The House of the Jurors and the New Town Hall
Since the XV century, the town had a building in which the jurors gathered and documents of the municipal government were stored. Over the seventeenth century, this old edifice was deteriorating so much so to force the Court to rent some premises of Allegra Palace. Only in 1786 it was approved the construction of a new edifice on the site of the ruins of the old one. The architect Francesco del Campo, priest of Capizzi, drew up a project and directed the construction works entrusted to workers from Palermo. They were started in 1787 and completed after five years with an unpleasant judicial incident.

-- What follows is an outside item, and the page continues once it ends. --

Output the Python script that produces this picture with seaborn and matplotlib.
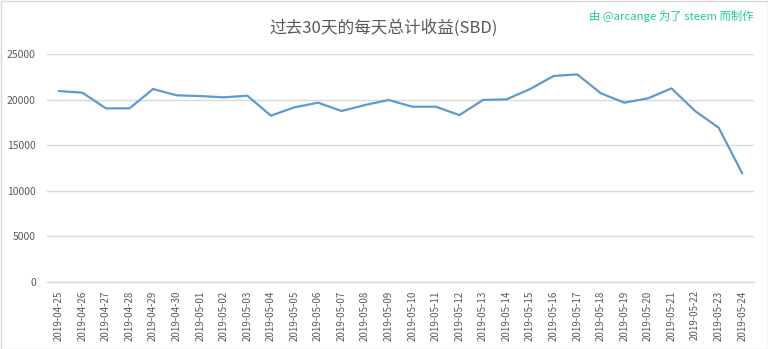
import matplotlib
matplotlib.use("Agg")
import matplotlib.pyplot as plt
import seaborn as sns
import pandas as pd
from matplotlib.patches import Rectangle

dates = ["2019-04-25", "2019-04-26", "2019-04-27", "2019-04-28", "2019-04-29", "2019-04-30",
         "2019-05-01", "2019-05-02", "2019-05-03", "2019-05-04", "2019-05-05", "2019-05-06",
         "2019-05-07", "2019-05-08", "2019-05-09", "2019-05-10", "2019-05-11", "2019-05-12",
         "2019-05-13", "2019-05-14", "2019-05-15", "2019-05-16", "2019-05-17", "2019-05-18",
         "2019-05-19", "2019-05-20", "2019-05-21", "2019-05-22", "2019-05-23", "2019-05-24"]
sbd = [20940, 20760, 19040, 19040, 21160, 20470,
       20390, 20250, 20430, 18240, 19150, 19660,
       18750, 19410, 19960, 19220, 19220, 18300,
       19960, 20030, 21160, 22590, 22770, 20690,
       19660, 20140, 21230, 18750, 16920, 11920]
yticks = [0, 5000, 10000, 15000, 20000, 25000]

title = "过去30天的每天总计收益(SBD)"
credit = "由 @arcange 为了 steem 而制作"

sns.set_theme(style="white")
plt.rcParams['font.family'] = ['Noto Sans CJK SC', 'DejaVu Sans']

df = pd.DataFrame({"date": dates, "sbd": sbd})
df["idx"] = range(len(dates))

fig = plt.figure(figsize=(7.68, 3.49), dpi=100)
ax = fig.add_axes([47/768, 1-282/349, (754-47)/768, (282-54)/349])

sns.lineplot(data=df, x="idx", y="sbd", ax=ax, color="#5B9BD5", linewidth=1.6)

ax.set_xlim(-0.5, len(dates)-0.5)
ax.set_ylim(0, 25000)
ax.set_yticks(yticks)
ax.set_yticklabels([str(v) for v in yticks], fontsize=7.5, color="#595959")
ax.set_xticks(range(len(dates)))
ax.set_xticklabels(dates, rotation=90, fontsize=7, color="#595959")
ax.tick_params(axis="both", length=0, pad=6)
ax.tick_params(axis="y", pad=8)
ax.grid(axis="y", color="#D9D9D9", linewidth=1)
ax.set_axisbelow(True)
for s in ["top", "right", "left"]:
    ax.spines[s].set_visible(False)
ax.spines["bottom"].set_color("#D9D9D9")
ax.spines["bottom"].set_linewidth(1)
ax.set_xlabel("")
ax.set_ylabel("")

fig.text(0.5, 1-28/349, title, ha="center", va="center", fontsize=12, color="#595959")
fig.text(754/768, 1-16/349, credit, ha="right", va="center", fontsize=8.2, color="#20C9A0")

fig.patches.append(Rectangle((0.5/768, 0.5/349), 1-1/768, 1-1/349, transform=fig.transFigure,
                             fill=False, edgecolor="#D9D9D9", linewidth=1))

fig.savefig("out.png", dpi=100)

The edifice had a very simple structure: a central staircase distributed the access to various spaces of two different levels. Outside it appeared as a block closed in by angles with smooth ashlar work and crowned at the top by a cornice, while a series of balconies with niches with curved gable, opened on all the spans of the second floor. At the top of the pitched roof, there was the pediment with the eagle. In 1878, the Town Council approved the demanding renovation of the staircase and the premises on the ground floor, and submitted the project of architect Cosentino and engineer Giacometti to Giovan Battista Basile for examination, who was commissioned to design the gratings of the windows, but later it was chosen the solution proposed by a local artisan. Around 1930 the building was evacuated because of instability and the same was done for the nearby rectory. In these years it came to fruition the permutation of the lots with which both buildings would be rebuilt one in the place of the other. Meanwhile, from 1935 to 1940, the town hall moved to Centineo Palace and, in 1941, to Mastrogiovanni Tasca Palace, acquired by the municipal assets. On May 1949, it was stipulated the building contract of the new town hall, which was inaugurated on July 26, 1953.